Der Oberhäuptling der Ureinwohner von British Columbia, Stewart Phillipp, sagte am Wochenende am Rande einer Demonstration in Burnaby, die Pipeline-Pläne seinen „gefährlich, schädlich und schmutzig.“ Der Klimaschutz-Aktivist Mike Hudema von Greenpeace betonte, die Investoren hätten offenbar verstanden, dass der Widerstand gegen das Projekt in Kanada täglich größer werde.
Tatsächlich ist die Pipeline in den Küstengemeinden Kanadas umstritten, denn Kinder Morgan möchte damit rund drei Mal mehr Öl an den Pazifik transportieren als bislang. Die Kapazität des bisherigen Systems soll sich von rund 300.000 Barrel Erdöl pro Tag verdreifachen. Statt derzeit fünf würden dann entsprechend mehr Tanker im Monat in den Gewässern rund um Vancouver kreuzen.
Für Umweltschützer ist das ein Alptraum. Die zerklüfteten Küsten vor British Columbia gelten als schwer navigierbar und werden oft von Stürmen heimgesucht.
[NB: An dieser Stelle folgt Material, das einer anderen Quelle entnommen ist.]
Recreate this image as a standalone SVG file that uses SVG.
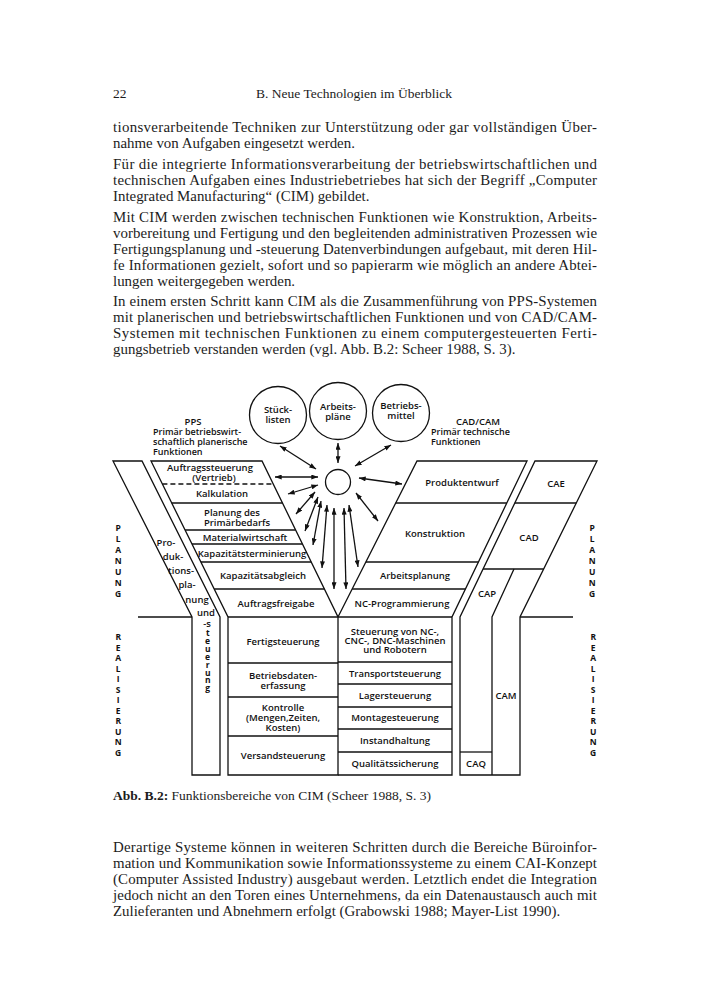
<svg xmlns="http://www.w3.org/2000/svg" width="708" height="1000" viewBox="0 0 708 1000">
<defs>
<style>
.t{font-family:"Liberation Serif",serif;font-size:14.9px;fill:#1c1c1c}
.h{font-family:"Liberation Serif",serif;font-size:13.5px;fill:#1c1c1c}
.d{font-family:"Open Sans",sans-serif;font-weight:600;font-size:9.5px;fill:#111;text-anchor:middle}
.ds{font-family:"Open Sans",sans-serif;font-weight:600;font-size:9px;fill:#111}
.v{font-family:"Open Sans",sans-serif;font-weight:700;font-size:8.5px;fill:#111;writing-mode:vertical-rl;text-orientation:upright}
.ln{fill:none;stroke:#111;stroke-width:1.3;stroke-linejoin:miter}
.ar{fill:none;stroke:#111;stroke-width:1.3;marker-start:url(#ah);marker-end:url(#ah)}
</style>
<marker id="ah" viewBox="0 0 8 6" refX="8" refY="3" markerWidth="7" markerHeight="5" orient="auto-start-reverse" markerUnits="userSpaceOnUse"><path d="M0,0 L8,3 L0,6 z" fill="#111"/></marker>
</defs>
<rect width="708" height="1000" fill="#fff"/>

<g id="header">
<text class="h" x="113" y="98">22</text>
<text class="h" x="256" y="98" textLength="196" lengthAdjust="spacing">B. Neue Technologien im Überblick</text>
</g>

<g id="text-top">
<text class="t" x="113" y="132" textLength="484" lengthAdjust="spacing">tionsverarbeitende Techniken zur Unterstützung oder gar vollständigen Über-</text>
<text class="t" x="113" y="148">nahme von Aufgaben eingesetzt werden.</text>
<text class="t" x="113" y="169" textLength="484" lengthAdjust="spacing">Für die integrierte Informationsverarbeitung der betriebswirtschaftlichen und</text>
<text class="t" x="113" y="185" textLength="484" lengthAdjust="spacing">technischen Aufgaben eines Industriebetriebes hat sich der Begriff „Computer</text>
<text class="t" x="113" y="201">Integrated Manufacturing“ (CIM) gebildet.</text>
<text class="t" x="113" y="222" textLength="484" lengthAdjust="spacing">Mit CIM werden zwischen technischen Funktionen wie Konstruktion, Arbeits-</text>
<text class="t" x="113" y="238" textLength="484" lengthAdjust="spacing">vorbereitung und Fertigung und den begleitenden administrativen Prozessen wie</text>
<text class="t" x="113" y="254" textLength="484" lengthAdjust="spacing">Fertigungsplanung und -steuerung Datenverbindungen aufgebaut, mit deren Hil-</text>
<text class="t" x="113" y="270" textLength="484" lengthAdjust="spacing">fe Informationen gezielt, sofort und so papierarm wie möglich an andere Abtei-</text>
<text class="t" x="113" y="286">lungen weitergegeben werden.</text>
<text class="t" x="113" y="306" textLength="484" lengthAdjust="spacing">In einem ersten Schritt kann CIM als die Zusammenführung von PPS-Systemen</text>
<text class="t" x="113" y="322" textLength="484" lengthAdjust="spacing">mit planerischen und betriebswirtschaftlichen Funktionen und von CAD/CAM-</text>
<text class="t" x="113" y="338" textLength="484" lengthAdjust="spacing">Systemen mit technischen Funktionen zu einem computergesteuerten Ferti-</text>
<text class="t" x="113" y="354">gungsbetrieb verstanden werden (vgl. Abb. B.2: Scheer 1988, S. 3).</text>
</g>

<g id="circle-stueckl">
<circle class="ln" cx="278" cy="415" r="28.5"/>
<text class="d" x="278" y="413">Stück-</text>
<text class="d" x="278" y="423">listen</text>
</g>
<g id="circle-arbeitsplaene">
<circle class="ln" cx="338" cy="411" r="28.5"/>
<text class="d" x="338" y="410">Arbeits-</text>
<text class="d" x="338" y="420">pläne</text>
</g>
<g id="circle-betriebsmittel">
<circle class="ln" cx="401" cy="413" r="28.5"/>
<text class="d" x="401" y="409">Betriebs-</text>
<text class="d" x="401" y="419">mittel</text>
</g>
<g id="circle-center">
<circle class="ln" cx="338" cy="482" r="12.5"/>
</g>

<g id="label-pps">
<text class="d" x="193" y="425">PPS</text>
<text class="ds" x="153" y="435">Primär betriebswirt-</text>
<text class="ds" x="153" y="445">schaftlich planerische</text>
<text class="ds" x="153" y="455">Funktionen</text>
</g>
<g id="label-cadcam">
<text class="d" x="478" y="425">CAD/CAM</text>
<text class="ds" x="431" y="435">Primär technische</text>
<text class="ds" x="431" y="445">Funktionen</text>
</g>

<g id="band-produktionsplanung">
<path class="ln" d="M113,461 L142,461 L220,617 L220,775 L192,775 L192,617 Z"/>
<line class="ln" x1="138" y1="617" x2="192" y2="617"/>
<text class="d" x="166" y="546">Pro-</text>
<text class="d" x="173" y="560">duk-</text>
<text class="d" x="181" y="574">tions-</text>
<text class="d" x="187" y="588">pla-</text>
<text class="d" x="197" y="603">nung</text>
<text class="d" x="206" y="616">und</text>
<text class="d" font-size="8.5" x="207" y="626.5">-s</text>
<text class="v" x="207.5" y="627" letter-spacing="-3.1">teuerung</text>
</g>

<g id="stack-pps">
<path class="ln" d="M151,461 L262,461 L338,617 L338,775 L228,775 L228,617 Z"/>
<line class="ln" x1="162.4" y1="484" x2="273.2" y2="484" stroke-dasharray="5,3"/>
<line class="ln" x1="171.7" y1="503" x2="282.5" y2="503"/>
<line class="ln" x1="185.1" y1="530" x2="295.6" y2="530"/>
<line class="ln" x1="192" y1="544" x2="302.4" y2="544"/>
<line class="ln" x1="200.9" y1="562" x2="311.2" y2="562"/>
<line class="ln" x1="214.2" y1="589" x2="324.4" y2="589"/>
<line class="ln" x1="228" y1="617" x2="338" y2="617"/>
<line class="ln" x1="228" y1="663" x2="338" y2="663"/>
<line class="ln" x1="228" y1="697" x2="338" y2="697"/>
<line class="ln" x1="228" y1="736" x2="338" y2="736"/>
<text class="d" x="210" y="471">Auftragssteuerung</text>
<text class="d" x="214" y="481">(Vertrieb)</text>
<text class="d" x="222" y="497">Kalkulation</text>
<text class="d" x="232" y="516">Planung des</text>
<text class="d" x="237" y="526">Primärbedarfs</text>
<text class="d" x="245" y="541">Materialwirtschaft</text>
<text class="d" x="252" y="557">Kapazitätsterminierung</text>
<text class="d" x="263" y="579">Kapazitätsabgleich</text>
<text class="d" x="276" y="607">Auftragsfreigabe</text>
<text class="d" x="283" y="645">Fertigsteuerung</text>
<text class="d" x="283" y="679">Betriebsdaten-</text>
<text class="d" x="283" y="689">erfassung</text>
<text class="d" x="283" y="711">Kontrolle</text>
<text class="d" x="283" y="721">(Mengen,Zeiten,</text>
<text class="d" x="283" y="731">Kosten)</text>
<text class="d" x="283" y="759">Versandsteuerung</text>
</g>

<g id="stack-cadcam">
<path class="ln" d="M338,617 L417,461 L527,461 L452,617 L452,775 L338,775"/>
<line class="ln" x1="395.7" y1="503" x2="506.8" y2="503"/>
<line class="ln" x1="365.9" y1="562" x2="478.4" y2="562"/>
<line class="ln" x1="352.2" y1="589" x2="465.5" y2="589"/>
<line class="ln" x1="338" y1="617" x2="452" y2="617"/>
<line class="ln" x1="338" y1="662" x2="452" y2="662"/>
<line class="ln" x1="338" y1="684" x2="452" y2="684"/>
<line class="ln" x1="338" y1="707" x2="452" y2="707"/>
<line class="ln" x1="338" y1="729" x2="452" y2="729"/>
<line class="ln" x1="338" y1="752" x2="452" y2="752"/>
<text class="d" x="462" y="486">Produktentwurf</text>
<text class="d" x="435" y="537">Konstruktion</text>
<text class="d" x="415" y="579">Arbeitsplanung</text>
<text class="d" x="402" y="607">NC-Programmierung</text>
<text class="d" x="395" y="635">Steuerung von NC-,</text>
<text class="d" x="395" y="644">CNC-, DNC-Maschinen</text>
<text class="d" x="395" y="653">und Robotern</text>
<text class="d" x="395" y="677">Transportsteuerung</text>
<text class="d" x="395" y="699">Lagersteuerung</text>
<text class="d" x="395" y="721">Montagesteuerung</text>
<text class="d" x="395" y="744">Instandhaltung</text>
<text class="d" x="395" y="767">Qualitätssicherung</text>
</g>

<g id="stack-cax">
<path class="ln" d="M535,461 L597,461 L520,617 L520,775 L460,775 L460,617 Z"/>
<line class="ln" x1="514.8" y1="503" x2="576.3" y2="503"/>
<line class="ln" x1="483.1" y1="569" x2="543.7" y2="569"/>
<path class="ln" d="M514,569 L492,617 L492,775"/>
<line class="ln" x1="460" y1="752" x2="492" y2="752"/>
<line class="ln" x1="520" y1="617" x2="573" y2="617"/>
<text class="d" x="556" y="487">CAE</text>
<text class="d" x="529" y="541">CAD</text>
<text class="d" x="487" y="597">CAP</text>
<text class="d" x="506" y="699">CAM</text>
<text class="d" x="476" y="767">CAQ</text>
</g>

<g id="side-labels">
<text class="v" x="118" y="521.5">PLANUNG</text>
<text class="v" x="592" y="521.5">PLANUNG</text>
<text class="v" x="118" y="631" letter-spacing="-0.5">REALISIERUNG</text>
<text class="v" x="593" y="631" letter-spacing="-0.5">REALISIERUNG</text>
</g>

<g id="connectors">
<line class="ar" x1="280" y1="446" x2="316" y2="469"/>
<line class="ar" x1="338" y1="443" x2="338" y2="463"/>
<line class="ar" x1="391" y1="445" x2="355" y2="466"/>
<line class="ar" x1="275" y1="477" x2="318" y2="477"/>
<line class="ar" x1="359" y1="478" x2="402" y2="484"/>
<line class="ar" x1="288" y1="494" x2="318" y2="485"/>
<line class="ar" x1="315" y1="492" x2="296" y2="514"/>
<line class="ar" x1="318" y1="497" x2="305" y2="531"/>
<line class="ar" x1="321" y1="501" x2="313" y2="545"/>
<line class="ar" x1="327" y1="505" x2="322" y2="568"/>
<line class="ar" x1="334" y1="508" x2="334" y2="589"/>
<line class="ar" x1="344" y1="508" x2="346" y2="589"/>
<line class="ar" x1="349" y1="505" x2="358" y2="567"/>
<line class="ar" x1="356" y1="493" x2="378" y2="521"/>
</g>

<g id="caption">
<text class="h" x="113" y="800"><tspan font-weight="bold">Abb. B.2:</tspan> Funktionsbereiche von CIM (Scheer 1988, S. 3)</text>
</g>

<g id="text-bottom">
<text class="t" x="113" y="852" textLength="484" lengthAdjust="spacing">Derartige Systeme können in weiteren Schritten durch die Bereiche Büroinfor-</text>
<text class="t" x="113" y="868" textLength="484" lengthAdjust="spacing">mation und Kommunikation sowie Informationssysteme zu einem CAI-Konzept</text>
<text class="t" x="113" y="884" textLength="484" lengthAdjust="spacing">(Computer Assisted Industry) ausgebaut werden. Letztlich endet die Integration</text>
<text class="t" x="113" y="900" textLength="484" lengthAdjust="spacing">jedoch nicht an den Toren eines Unternehmens, da ein Datenaustausch auch mit</text>
<text class="t" x="113" y="916">Zulieferanten und Abnehmern erfolgt (Grabowski 1988; Mayer-List 1990).</text>
</g>
</svg>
Ein Tankerunfall hätte verheerende Folgen für die Lachsbestände der Region, von denen viele Ureinwohner leben. Fatal wäre es auch für die heimischen Orca-Wale, deren Population wegen des steigenden Schiffsverkehrs als gefährdet gilt.
Kanada sitzt auf den drittgrößten Rohölreserven der Welt, hat derzeit aber große Schwierigkeiten, das Öl auf die Weltmärkte zu bringen, weil es im eigenen Land nicht genügend Transportkapazitäten gibt. Würde die Pipeline gebaut, könnten sich die Produzenten neue Märkte in Asien erschließen.
Premierminister Justin Trudeau steckt in der Zwickmühle. Trudeau hat in Kanada derzeit ohnehin mit schlechten Umfragewerten zu kämpfen und hatte sein politisches Schicksal eng mit dem Bau der Trans Mountain Pipeline verknüpft. Erst am Freitag hatte er die Ölsand-Hauptstadt Fort McMurray in Alberta besucht und dabei den Ölarbeitern demonstrativ den Rücken gestärkt.
Trudeau befürchtet, dass Investoren Kanada zukünftig links liegen lassen könnten, falls die Pipeline scheitert und hat angekündigt, die Röhre trotz aller Widerstände doch noch durchzusetzen. Wie er das anstellen will, ist auch nach einer eilig einberufenen Sondersitzung des Kabinetts am Dienstag dieser Woche unklar.